• **Items listed in a dataset**
^^^^^^^^

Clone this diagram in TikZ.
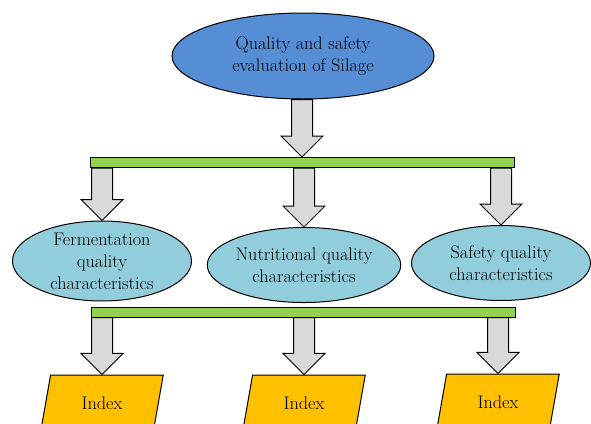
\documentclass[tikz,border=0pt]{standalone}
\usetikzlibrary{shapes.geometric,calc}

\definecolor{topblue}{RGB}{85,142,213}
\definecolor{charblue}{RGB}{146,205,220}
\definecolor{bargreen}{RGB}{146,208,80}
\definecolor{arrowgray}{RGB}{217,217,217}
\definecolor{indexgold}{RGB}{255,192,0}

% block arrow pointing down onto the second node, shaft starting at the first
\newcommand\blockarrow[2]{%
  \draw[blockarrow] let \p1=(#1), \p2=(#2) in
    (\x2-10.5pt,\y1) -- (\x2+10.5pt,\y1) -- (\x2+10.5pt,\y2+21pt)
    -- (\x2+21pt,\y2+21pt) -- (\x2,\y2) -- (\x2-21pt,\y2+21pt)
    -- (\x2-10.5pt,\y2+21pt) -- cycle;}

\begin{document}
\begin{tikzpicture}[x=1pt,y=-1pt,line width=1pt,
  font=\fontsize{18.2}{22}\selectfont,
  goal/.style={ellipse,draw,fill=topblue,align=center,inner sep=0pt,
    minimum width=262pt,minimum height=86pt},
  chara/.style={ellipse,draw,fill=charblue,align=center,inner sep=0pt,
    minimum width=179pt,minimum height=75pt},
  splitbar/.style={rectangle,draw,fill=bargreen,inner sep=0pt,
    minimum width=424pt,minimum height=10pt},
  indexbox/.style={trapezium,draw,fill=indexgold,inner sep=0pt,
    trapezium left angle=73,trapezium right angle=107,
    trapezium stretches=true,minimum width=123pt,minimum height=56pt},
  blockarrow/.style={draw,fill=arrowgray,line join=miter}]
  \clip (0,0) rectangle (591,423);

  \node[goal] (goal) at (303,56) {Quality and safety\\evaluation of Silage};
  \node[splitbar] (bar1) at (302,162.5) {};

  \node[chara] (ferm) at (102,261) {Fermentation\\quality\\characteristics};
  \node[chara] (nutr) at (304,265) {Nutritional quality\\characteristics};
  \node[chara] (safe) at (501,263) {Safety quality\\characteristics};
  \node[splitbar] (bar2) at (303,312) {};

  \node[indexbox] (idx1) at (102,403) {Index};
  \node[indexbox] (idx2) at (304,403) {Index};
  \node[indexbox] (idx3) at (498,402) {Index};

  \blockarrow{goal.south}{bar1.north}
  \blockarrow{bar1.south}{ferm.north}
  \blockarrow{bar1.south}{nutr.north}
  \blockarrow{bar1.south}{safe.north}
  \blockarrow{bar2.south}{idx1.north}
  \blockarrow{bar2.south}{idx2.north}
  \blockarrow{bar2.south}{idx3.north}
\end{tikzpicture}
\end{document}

^^^^^^^^

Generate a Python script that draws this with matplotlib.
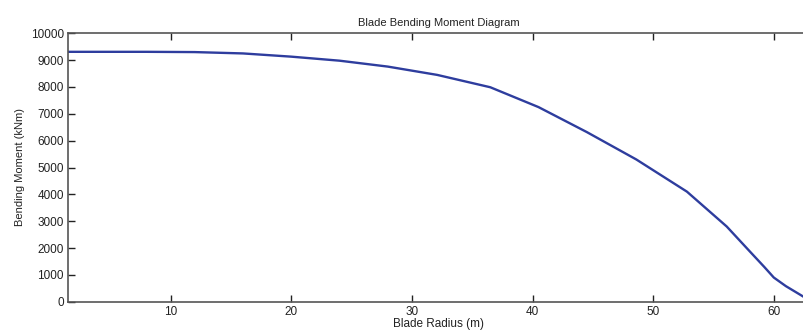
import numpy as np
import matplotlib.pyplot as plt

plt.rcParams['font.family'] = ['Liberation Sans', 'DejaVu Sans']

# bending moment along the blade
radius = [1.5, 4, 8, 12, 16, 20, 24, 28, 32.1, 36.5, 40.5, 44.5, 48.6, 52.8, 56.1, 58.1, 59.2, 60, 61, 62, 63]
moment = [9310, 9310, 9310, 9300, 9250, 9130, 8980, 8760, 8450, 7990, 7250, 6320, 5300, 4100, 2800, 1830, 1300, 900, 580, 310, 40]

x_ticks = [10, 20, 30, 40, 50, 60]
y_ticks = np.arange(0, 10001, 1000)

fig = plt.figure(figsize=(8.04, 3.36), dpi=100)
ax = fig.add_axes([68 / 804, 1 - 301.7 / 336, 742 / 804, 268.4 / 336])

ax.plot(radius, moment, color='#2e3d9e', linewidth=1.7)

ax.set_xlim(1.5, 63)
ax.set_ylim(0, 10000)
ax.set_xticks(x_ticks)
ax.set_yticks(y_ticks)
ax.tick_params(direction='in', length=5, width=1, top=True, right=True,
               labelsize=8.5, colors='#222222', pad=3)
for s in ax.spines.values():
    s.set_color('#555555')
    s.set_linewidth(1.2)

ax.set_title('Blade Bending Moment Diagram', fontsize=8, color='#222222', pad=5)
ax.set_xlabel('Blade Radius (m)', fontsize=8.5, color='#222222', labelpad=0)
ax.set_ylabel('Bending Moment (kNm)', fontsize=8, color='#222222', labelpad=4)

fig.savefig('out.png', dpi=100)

^^^^^^^^

• **Task to carry out**
Pictures in the material above should be skipped; print exactly the lines from the one with "Generate a Python" through the one with "s.set_linewidth(1.2)".

• **Exercise response**
Generate a Python script that draws this with matplotlib.
import numpy as np
import matplotlib.pyplot as plt

plt.rcParams['font.family'] = ['Liberation Sans', 'DejaVu Sans']

# bending moment along the blade
radius = [1.5, 4, 8, 12, 16, 20, 24, 28, 32.1, 36.5, 40.5, 44.5, 48.6, 52.8, 56.1, 58.1, 59.2, 60, 61, 62, 63]
moment = [9310, 9310, 9310, 9300, 9250, 9130, 8980, 8760, 8450, 7990, 7250, 6320, 5300, 4100, 2800, 1830, 1300, 900, 580, 310, 40]

x_ticks = [10, 20, 30, 40, 50, 60]
y_ticks = np.arange(0, 10001, 1000)

fig = plt.figure(figsize=(8.04, 3.36), dpi=100)
ax = fig.add_axes([68 / 804, 1 - 301.7 / 336, 742 / 804, 268.4 / 336])

ax.plot(radius, moment, color='#2e3d9e', linewidth=1.7)

ax.set_xlim(1.5, 63)
ax.set_ylim(0, 10000)
ax.set_xticks(x_ticks)
ax.set_yticks(y_ticks)
ax.tick_params(direction='in', length=5, width=1, top=True, right=True,
               labelsize=8.5, colors='#222222', pad=3)
for s in ax.spines.values():
    s.set_color('#555555')
    s.set_linewidth(1.2)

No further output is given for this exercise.